## [Directions]
Below are the records; collect from them each line containing the string "image".

## [Material for this exercise]

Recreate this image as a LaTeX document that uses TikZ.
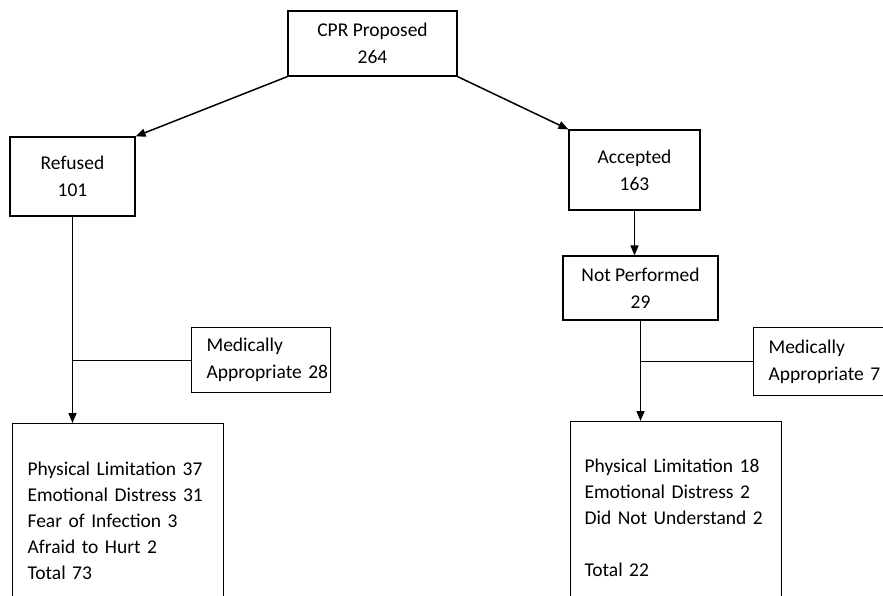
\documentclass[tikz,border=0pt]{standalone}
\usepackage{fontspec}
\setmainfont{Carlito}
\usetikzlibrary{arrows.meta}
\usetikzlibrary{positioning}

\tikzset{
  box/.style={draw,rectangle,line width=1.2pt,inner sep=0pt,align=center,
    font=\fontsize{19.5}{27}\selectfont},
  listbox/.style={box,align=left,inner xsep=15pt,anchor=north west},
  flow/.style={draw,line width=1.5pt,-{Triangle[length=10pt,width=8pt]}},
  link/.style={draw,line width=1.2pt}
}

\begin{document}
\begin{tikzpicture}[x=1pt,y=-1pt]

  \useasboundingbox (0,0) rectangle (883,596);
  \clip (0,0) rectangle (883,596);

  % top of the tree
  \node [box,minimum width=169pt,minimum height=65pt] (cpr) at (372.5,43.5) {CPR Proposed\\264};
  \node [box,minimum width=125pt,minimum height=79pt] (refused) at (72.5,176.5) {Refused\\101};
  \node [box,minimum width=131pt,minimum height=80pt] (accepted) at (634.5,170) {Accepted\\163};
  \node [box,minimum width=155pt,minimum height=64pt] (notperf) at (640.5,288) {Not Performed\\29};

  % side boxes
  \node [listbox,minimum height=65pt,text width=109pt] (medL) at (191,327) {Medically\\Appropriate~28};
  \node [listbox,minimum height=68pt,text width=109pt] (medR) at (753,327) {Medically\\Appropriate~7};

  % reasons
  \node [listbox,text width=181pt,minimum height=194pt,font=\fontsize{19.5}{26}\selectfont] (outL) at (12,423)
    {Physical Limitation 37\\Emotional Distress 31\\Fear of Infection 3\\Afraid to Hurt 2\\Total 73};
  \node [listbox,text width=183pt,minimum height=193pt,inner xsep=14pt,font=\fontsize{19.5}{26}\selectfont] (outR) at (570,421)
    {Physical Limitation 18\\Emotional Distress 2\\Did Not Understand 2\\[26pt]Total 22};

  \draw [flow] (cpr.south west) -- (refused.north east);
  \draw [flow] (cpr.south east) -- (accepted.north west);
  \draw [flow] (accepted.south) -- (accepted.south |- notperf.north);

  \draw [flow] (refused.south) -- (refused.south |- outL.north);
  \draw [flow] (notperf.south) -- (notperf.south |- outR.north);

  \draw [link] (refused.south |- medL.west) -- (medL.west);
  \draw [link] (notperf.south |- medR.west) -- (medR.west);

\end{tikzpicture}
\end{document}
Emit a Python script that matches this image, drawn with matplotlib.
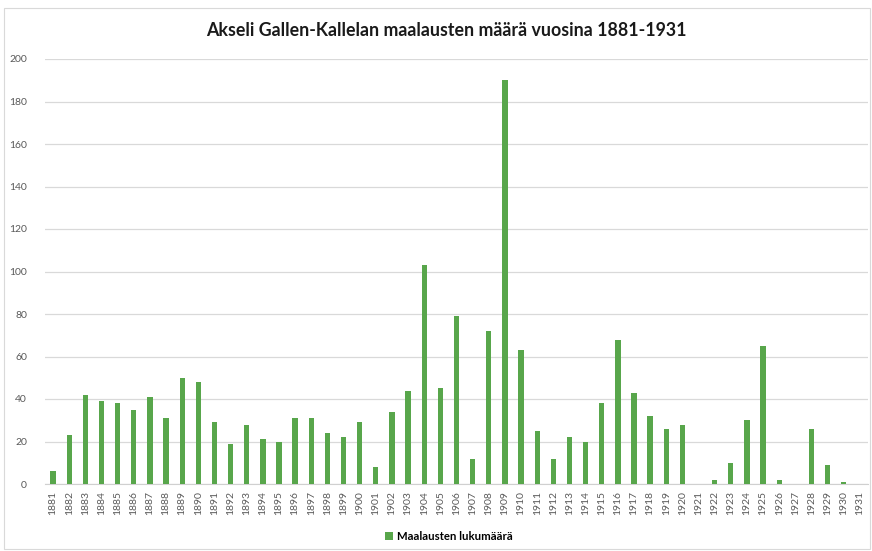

## [Response below]
Recreate this image as a LaTeX document that uses TikZ.
Emit a Python script that matches this image, drawn with matplotlib.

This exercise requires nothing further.